By Our Legal Correspondent

NEW DELHI May 29. The Supreme Court will hear on June 5 an application from the Editor of the Tamil bi-weekly, Nakkeeran, R.R. Gopal, for a direction to entrust to the CBI the investigations into the circumstances leading to his arrest and registration of cases against him, including the one under the Prevention of Terrorism Act (POTA).

A vacation Bench, comprising Justice N. Santosh Hegde and Justice Shivaraj V. Patil, set the hearing for June 5 to enable counsel for the Tamil Nadu Government to take instructions after senior counsel for the petitioner, T.R. Andhyarujina, pleaded for early listing of the matter. The court had on May 7 issued notice to the State Government on the application and given liberty to the petitioner to move the vacation court. Accordingly, a mention was made for early listing of the case.

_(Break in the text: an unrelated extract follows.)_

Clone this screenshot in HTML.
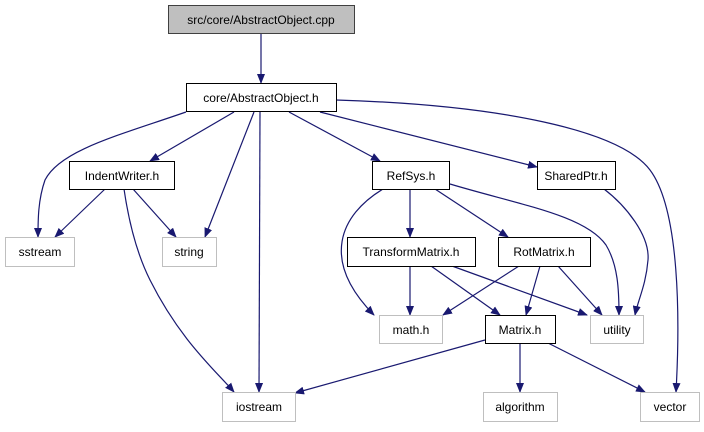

While the State Government, in its response, denied the petitioner's allegations, Mr. Gopal, in a rejoinder, reiterated the charge that a false case under the POTA had been registered against him.

Mr. Andhyarujina submitted that the Editor was a victim of vendetta by the State Government and that one case after another were being filed against him. Even cases dating back to 1998 were being reopened and he was being falsely included as an accused.

A case pertaining to a missing man had been converted into one of murder and the Editor had been arrested on the basis of a confession made by a person five years after the registration of the case.

In the same case, first sedition charges were invoked and later the POTA charges were added.

Counsel said that till the matter was disposed of by the apex court, the State should be restrained from filing the chargesheet, as the whole petition would become infructuous.

In his application, Mr. Gopal had submitted that the continued harassment at the hands of police, the way in which he was being tortured and the way things were being planted, indicated that no proper investigation would be done by the State police.